(TO DO): From the records below, please print only the lines from the one containing "Rebuild this chart" through the one containing "complaints: East Staffordshire", both included. Skip the pictures.
═══
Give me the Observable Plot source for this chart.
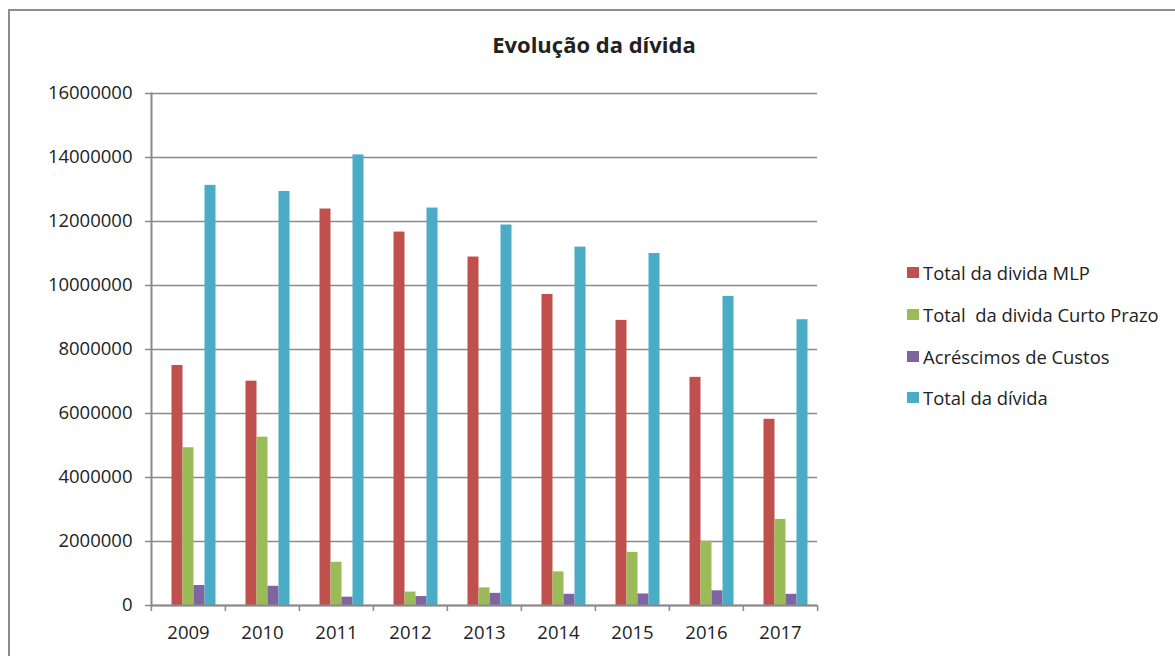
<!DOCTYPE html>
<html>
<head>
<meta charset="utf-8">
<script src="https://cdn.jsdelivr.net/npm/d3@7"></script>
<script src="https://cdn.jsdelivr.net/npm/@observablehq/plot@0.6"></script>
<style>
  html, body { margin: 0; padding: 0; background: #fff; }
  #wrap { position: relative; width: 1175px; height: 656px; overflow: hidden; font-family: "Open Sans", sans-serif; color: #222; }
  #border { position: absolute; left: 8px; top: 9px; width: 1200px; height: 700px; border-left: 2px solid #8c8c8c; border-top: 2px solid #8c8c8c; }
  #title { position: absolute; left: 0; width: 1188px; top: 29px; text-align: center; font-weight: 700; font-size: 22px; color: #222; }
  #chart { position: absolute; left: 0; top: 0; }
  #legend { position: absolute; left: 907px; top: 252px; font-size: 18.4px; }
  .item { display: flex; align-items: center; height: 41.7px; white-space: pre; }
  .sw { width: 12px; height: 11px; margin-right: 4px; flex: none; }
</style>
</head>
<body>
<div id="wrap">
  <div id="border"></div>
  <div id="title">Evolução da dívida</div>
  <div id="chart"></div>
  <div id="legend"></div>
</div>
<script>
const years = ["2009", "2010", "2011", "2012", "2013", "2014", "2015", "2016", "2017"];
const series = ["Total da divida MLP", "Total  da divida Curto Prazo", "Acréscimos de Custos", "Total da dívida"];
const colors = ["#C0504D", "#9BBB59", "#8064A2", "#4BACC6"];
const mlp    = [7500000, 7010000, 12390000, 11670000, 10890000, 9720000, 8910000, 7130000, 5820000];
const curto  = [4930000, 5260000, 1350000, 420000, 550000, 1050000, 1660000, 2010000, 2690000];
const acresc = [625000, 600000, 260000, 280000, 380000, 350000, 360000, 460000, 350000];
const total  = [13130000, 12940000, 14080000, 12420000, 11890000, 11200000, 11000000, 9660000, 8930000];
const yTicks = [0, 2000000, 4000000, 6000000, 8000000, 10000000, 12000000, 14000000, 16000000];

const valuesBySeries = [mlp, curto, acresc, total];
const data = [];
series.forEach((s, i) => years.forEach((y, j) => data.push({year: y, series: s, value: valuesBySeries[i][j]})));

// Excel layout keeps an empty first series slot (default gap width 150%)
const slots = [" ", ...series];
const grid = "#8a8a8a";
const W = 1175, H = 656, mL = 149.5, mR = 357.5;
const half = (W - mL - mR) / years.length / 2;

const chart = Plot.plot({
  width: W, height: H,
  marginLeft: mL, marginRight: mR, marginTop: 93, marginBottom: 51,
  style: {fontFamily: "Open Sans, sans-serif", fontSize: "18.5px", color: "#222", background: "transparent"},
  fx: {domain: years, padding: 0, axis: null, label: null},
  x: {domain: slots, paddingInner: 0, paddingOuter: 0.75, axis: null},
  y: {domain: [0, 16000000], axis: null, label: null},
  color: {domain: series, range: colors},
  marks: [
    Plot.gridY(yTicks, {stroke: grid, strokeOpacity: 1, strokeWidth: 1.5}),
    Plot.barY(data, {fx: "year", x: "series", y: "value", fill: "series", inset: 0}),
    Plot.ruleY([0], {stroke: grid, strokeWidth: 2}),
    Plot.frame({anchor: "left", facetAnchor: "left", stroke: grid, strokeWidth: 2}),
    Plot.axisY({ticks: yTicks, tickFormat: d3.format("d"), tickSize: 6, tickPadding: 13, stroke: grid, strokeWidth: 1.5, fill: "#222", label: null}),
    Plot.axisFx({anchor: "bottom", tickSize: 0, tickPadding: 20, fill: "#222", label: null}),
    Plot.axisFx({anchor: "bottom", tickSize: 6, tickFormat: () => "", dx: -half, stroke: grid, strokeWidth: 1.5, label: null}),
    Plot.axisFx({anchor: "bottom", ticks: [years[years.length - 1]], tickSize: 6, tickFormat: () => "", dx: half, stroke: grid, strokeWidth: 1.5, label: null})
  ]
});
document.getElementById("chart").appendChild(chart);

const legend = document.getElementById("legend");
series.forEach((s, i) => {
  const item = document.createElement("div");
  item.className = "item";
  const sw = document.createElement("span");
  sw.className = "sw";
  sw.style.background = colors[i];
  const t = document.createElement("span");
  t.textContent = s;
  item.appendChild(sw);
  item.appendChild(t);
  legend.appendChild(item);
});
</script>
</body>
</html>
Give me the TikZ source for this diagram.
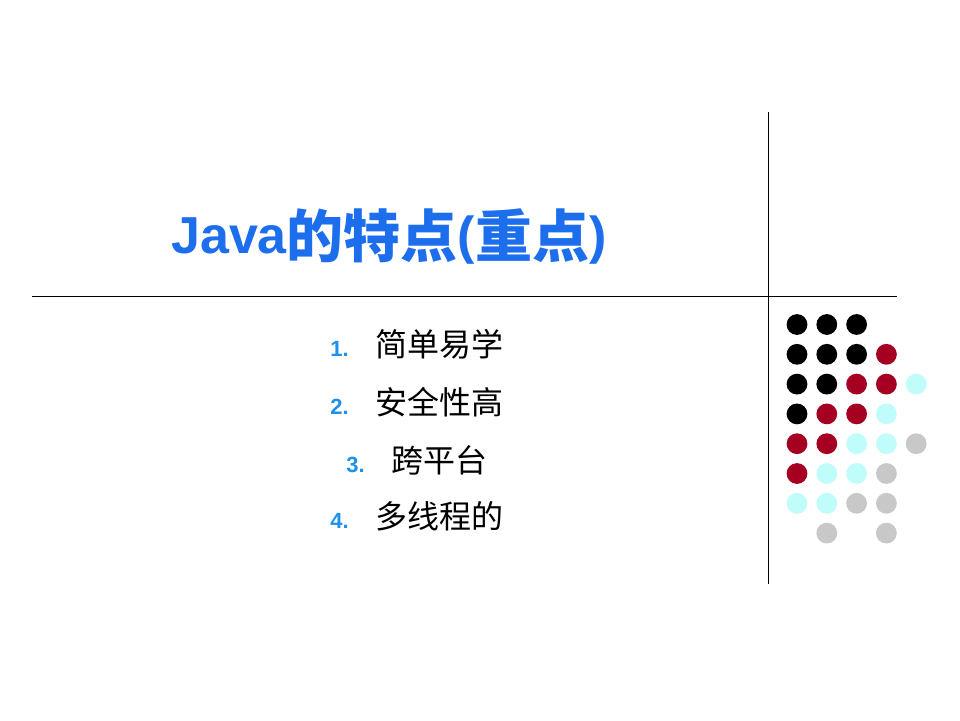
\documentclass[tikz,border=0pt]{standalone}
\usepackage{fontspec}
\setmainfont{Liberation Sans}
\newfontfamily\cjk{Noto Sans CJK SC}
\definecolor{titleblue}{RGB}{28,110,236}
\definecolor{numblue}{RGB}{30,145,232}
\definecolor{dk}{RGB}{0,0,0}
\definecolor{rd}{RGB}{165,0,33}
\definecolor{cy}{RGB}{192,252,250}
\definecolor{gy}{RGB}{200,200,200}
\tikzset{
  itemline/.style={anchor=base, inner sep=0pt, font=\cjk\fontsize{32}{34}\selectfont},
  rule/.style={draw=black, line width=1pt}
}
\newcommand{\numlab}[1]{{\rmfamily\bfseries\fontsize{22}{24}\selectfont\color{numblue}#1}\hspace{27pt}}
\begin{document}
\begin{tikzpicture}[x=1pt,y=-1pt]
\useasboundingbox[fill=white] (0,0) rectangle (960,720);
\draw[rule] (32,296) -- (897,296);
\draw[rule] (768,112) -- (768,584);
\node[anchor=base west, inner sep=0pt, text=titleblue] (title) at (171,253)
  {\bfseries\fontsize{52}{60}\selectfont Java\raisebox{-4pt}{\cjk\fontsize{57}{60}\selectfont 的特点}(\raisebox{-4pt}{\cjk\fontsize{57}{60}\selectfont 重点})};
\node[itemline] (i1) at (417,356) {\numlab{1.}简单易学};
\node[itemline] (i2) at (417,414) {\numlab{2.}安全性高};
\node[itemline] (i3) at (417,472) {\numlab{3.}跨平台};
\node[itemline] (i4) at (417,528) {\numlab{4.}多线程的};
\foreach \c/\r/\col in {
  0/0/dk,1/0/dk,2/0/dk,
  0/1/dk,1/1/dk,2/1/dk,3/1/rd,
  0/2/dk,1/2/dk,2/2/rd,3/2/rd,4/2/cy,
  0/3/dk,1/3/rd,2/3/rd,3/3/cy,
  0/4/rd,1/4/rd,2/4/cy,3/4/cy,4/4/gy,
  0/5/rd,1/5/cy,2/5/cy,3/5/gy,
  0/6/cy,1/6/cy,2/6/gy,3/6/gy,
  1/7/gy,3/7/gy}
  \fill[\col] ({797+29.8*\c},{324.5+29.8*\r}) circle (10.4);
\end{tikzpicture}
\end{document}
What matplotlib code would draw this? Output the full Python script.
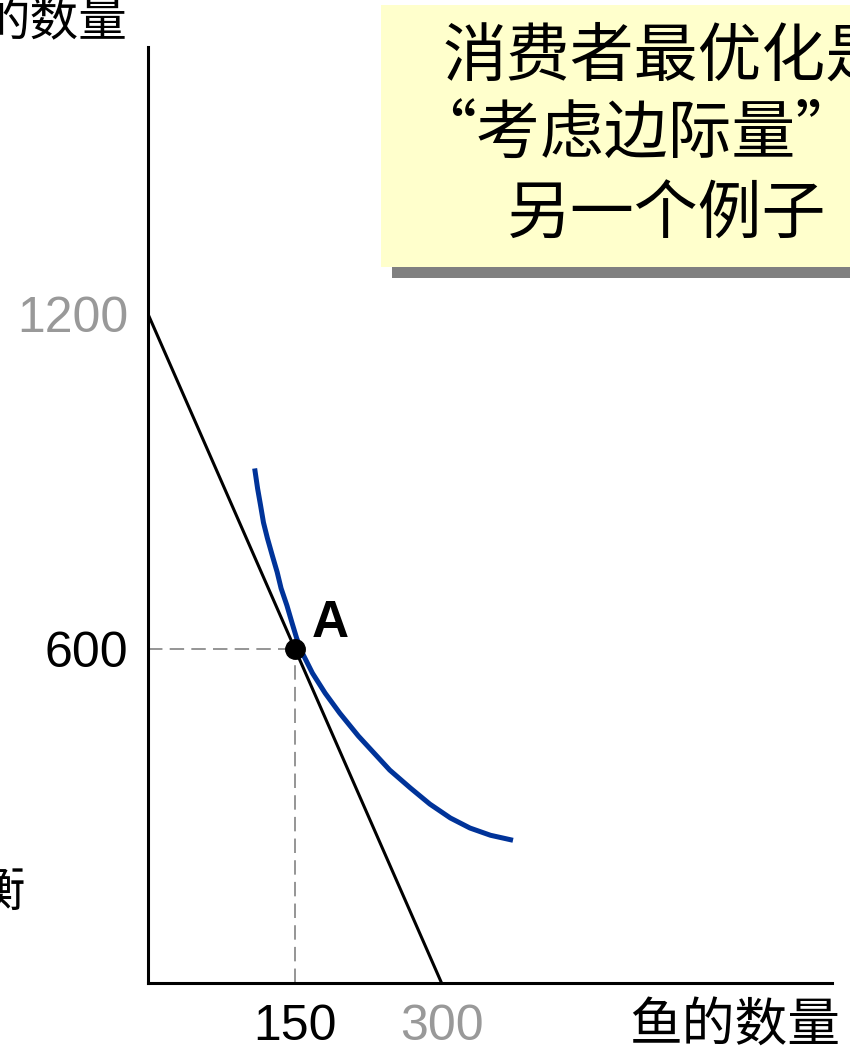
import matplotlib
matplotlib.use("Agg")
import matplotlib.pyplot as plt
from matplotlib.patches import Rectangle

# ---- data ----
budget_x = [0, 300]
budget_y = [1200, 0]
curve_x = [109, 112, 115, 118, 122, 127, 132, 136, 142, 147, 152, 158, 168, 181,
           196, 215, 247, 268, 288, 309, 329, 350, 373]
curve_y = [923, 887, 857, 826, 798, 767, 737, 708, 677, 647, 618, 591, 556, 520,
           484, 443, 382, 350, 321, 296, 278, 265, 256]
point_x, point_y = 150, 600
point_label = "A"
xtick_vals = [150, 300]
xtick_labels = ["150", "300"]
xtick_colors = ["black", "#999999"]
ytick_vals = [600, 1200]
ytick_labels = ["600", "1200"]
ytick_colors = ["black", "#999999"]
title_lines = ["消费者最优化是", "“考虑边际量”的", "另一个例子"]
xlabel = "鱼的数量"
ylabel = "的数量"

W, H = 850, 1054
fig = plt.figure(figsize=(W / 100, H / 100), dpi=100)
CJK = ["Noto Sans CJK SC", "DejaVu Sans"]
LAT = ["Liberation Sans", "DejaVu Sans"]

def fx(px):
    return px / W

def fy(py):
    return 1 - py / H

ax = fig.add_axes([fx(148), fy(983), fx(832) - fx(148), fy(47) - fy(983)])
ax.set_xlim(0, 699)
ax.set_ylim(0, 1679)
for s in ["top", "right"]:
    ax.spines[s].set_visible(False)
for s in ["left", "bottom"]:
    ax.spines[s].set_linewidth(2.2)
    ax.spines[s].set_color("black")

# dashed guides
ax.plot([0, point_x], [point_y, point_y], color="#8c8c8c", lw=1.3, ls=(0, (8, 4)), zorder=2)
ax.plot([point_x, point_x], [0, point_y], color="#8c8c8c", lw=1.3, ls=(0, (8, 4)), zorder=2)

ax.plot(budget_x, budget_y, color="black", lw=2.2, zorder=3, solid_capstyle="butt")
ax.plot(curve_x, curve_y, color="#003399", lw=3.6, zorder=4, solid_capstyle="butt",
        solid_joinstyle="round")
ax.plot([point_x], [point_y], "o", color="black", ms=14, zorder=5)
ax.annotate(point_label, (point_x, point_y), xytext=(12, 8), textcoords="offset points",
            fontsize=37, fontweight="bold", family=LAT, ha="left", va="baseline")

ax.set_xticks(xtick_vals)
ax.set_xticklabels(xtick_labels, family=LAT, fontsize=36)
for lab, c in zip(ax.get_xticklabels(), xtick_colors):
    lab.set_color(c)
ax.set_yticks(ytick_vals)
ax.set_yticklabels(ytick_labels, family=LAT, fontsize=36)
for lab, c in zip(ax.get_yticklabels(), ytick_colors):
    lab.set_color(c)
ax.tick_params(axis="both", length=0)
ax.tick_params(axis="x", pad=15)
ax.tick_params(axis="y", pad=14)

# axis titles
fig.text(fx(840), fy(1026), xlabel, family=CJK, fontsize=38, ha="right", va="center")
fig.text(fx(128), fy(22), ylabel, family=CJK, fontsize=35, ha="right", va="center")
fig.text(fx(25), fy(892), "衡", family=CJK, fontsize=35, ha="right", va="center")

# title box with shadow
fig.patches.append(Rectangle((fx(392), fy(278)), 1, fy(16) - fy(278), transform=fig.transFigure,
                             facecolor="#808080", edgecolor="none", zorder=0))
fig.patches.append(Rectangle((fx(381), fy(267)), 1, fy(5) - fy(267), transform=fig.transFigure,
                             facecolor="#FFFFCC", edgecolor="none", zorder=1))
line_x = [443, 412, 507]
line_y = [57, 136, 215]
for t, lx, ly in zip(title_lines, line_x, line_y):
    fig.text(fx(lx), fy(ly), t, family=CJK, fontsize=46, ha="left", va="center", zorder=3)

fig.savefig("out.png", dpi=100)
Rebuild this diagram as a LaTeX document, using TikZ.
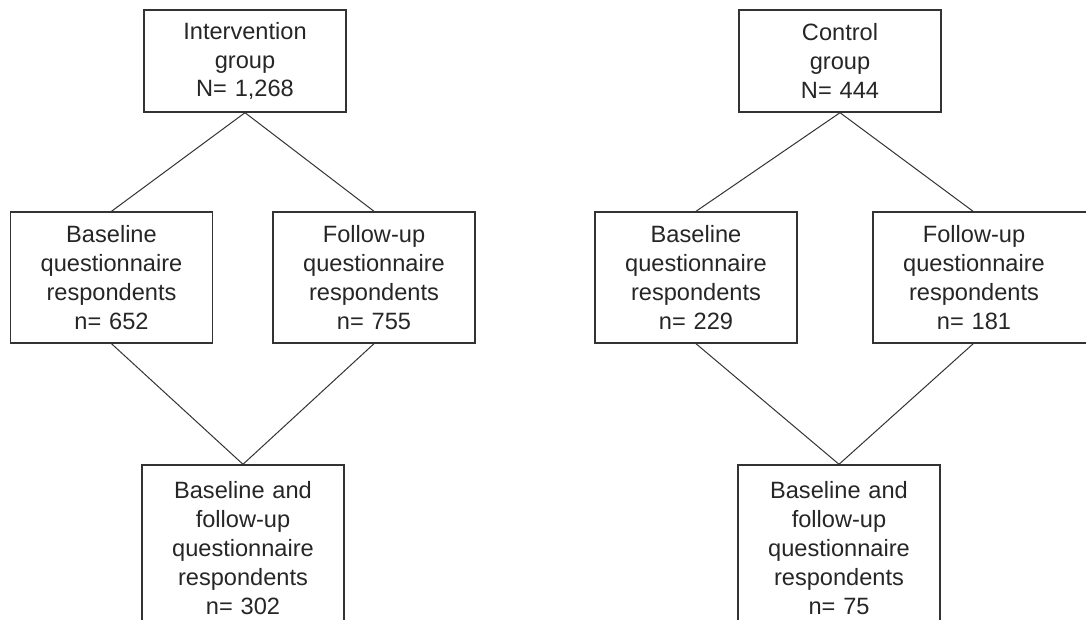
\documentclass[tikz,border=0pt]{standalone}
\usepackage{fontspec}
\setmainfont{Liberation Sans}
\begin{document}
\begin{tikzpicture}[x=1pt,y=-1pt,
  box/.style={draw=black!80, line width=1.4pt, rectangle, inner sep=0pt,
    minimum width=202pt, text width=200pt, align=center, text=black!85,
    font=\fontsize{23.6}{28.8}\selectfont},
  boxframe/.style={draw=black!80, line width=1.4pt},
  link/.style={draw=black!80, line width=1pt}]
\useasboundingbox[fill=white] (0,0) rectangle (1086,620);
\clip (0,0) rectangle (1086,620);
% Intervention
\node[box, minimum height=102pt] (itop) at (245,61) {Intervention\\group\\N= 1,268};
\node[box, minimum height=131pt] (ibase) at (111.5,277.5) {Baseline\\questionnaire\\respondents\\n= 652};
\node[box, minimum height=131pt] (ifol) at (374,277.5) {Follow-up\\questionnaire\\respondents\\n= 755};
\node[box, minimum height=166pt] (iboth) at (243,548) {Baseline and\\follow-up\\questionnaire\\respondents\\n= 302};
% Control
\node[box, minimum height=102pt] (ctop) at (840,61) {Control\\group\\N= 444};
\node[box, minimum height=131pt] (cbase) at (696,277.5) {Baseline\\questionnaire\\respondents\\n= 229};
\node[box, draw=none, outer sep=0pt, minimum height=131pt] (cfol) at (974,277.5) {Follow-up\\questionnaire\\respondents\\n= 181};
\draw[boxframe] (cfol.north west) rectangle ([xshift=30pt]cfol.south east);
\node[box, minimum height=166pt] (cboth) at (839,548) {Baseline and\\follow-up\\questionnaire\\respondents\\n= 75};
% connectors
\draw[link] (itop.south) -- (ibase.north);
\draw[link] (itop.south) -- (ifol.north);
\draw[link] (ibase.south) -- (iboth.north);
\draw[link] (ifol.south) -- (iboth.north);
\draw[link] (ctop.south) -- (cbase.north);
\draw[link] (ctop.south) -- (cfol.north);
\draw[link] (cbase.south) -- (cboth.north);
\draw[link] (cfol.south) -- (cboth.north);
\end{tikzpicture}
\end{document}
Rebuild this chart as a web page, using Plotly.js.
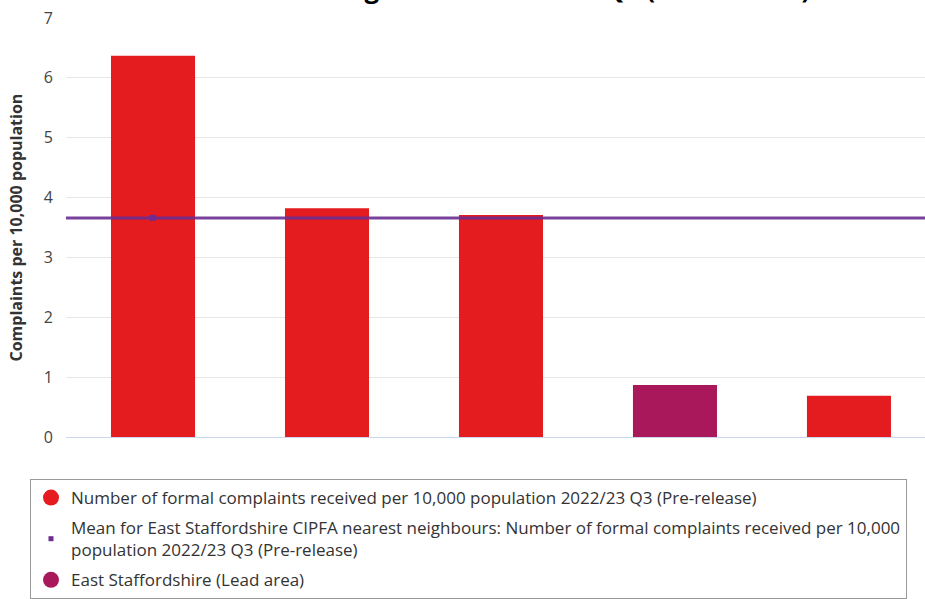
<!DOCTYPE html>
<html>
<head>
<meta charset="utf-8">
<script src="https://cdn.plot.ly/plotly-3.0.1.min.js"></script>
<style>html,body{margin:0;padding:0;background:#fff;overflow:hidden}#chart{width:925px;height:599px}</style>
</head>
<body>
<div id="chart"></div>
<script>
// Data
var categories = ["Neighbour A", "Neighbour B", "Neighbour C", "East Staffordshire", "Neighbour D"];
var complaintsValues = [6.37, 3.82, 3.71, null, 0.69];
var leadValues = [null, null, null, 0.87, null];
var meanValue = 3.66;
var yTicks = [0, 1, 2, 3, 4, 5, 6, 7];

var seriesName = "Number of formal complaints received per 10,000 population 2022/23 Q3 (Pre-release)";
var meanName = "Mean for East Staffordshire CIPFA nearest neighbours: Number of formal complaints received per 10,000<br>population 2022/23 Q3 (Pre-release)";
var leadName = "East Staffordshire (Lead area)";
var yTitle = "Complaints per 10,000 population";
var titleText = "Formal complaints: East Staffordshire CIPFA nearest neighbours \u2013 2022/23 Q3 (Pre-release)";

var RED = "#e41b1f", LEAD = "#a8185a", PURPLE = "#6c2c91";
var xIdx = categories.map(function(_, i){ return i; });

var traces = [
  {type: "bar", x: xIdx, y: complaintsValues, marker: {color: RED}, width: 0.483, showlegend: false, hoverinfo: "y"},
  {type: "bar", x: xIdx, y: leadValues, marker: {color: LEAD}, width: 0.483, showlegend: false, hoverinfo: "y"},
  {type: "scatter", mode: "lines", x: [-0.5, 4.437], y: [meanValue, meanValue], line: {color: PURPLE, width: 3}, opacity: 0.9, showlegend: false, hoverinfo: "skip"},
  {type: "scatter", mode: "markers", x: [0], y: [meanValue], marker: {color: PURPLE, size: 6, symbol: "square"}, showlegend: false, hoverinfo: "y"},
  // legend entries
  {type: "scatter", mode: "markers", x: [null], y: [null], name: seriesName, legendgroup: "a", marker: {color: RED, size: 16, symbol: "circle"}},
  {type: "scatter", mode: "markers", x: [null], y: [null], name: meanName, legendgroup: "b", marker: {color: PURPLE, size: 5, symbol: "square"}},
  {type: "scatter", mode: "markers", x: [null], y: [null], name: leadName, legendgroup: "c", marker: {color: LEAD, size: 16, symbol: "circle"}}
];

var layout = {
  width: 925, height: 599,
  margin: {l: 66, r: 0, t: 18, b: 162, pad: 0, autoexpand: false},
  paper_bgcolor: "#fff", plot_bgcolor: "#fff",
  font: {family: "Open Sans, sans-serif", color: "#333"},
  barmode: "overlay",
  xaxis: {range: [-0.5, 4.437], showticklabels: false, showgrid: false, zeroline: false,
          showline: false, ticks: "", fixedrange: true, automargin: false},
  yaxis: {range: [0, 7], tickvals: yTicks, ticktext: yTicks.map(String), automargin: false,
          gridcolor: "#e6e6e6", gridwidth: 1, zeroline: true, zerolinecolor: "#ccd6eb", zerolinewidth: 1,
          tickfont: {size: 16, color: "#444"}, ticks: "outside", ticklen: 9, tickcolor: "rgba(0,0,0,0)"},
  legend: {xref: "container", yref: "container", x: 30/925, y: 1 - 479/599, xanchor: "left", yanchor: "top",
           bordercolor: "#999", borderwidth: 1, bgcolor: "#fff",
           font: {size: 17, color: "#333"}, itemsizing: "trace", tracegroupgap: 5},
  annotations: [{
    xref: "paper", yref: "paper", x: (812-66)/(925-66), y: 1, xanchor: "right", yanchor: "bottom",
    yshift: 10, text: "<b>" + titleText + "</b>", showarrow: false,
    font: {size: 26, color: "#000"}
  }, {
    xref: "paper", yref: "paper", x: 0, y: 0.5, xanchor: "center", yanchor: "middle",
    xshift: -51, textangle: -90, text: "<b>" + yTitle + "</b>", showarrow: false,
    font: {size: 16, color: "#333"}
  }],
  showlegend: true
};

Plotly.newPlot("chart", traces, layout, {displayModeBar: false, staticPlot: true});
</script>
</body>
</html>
═══
(FINAL RESULT):
Rebuild this chart as a web page, using Plotly.js.
<!DOCTYPE html>
<html>
<head>
<meta charset="utf-8">
<script src="https://cdn.plot.ly/plotly-3.0.1.min.js"></script>
<style>html,body{margin:0;padding:0;background:#fff;overflow:hidden}#chart{width:925px;height:599px}</style>
</head>
<body>
<div id="chart"></div>
<script>
// Data
var categories = ["Neighbour A", "Neighbour B", "Neighbour C", "East Staffordshire", "Neighbour D"];
var complaintsValues = [6.37, 3.82, 3.71, null, 0.69];
var leadValues = [null, null, null, 0.87, null];
var meanValue = 3.66;
var yTicks = [0, 1, 2, 3, 4, 5, 6, 7];

var seriesName = "Number of formal complaints received per 10,000 population 2022/23 Q3 (Pre-release)";
var meanName = "Mean for East Staffordshire CIPFA nearest neighbours: Number of formal complaints received per 10,000<br>population 2022/23 Q3 (Pre-release)";
var leadName = "East Staffordshire (Lead area)";
var yTitle = "Complaints per 10,000 population";
var titleText = "Formal complaints: East Staffordshire CIPFA nearest neighbours \u2013 2022/23 Q3 (Pre-release)";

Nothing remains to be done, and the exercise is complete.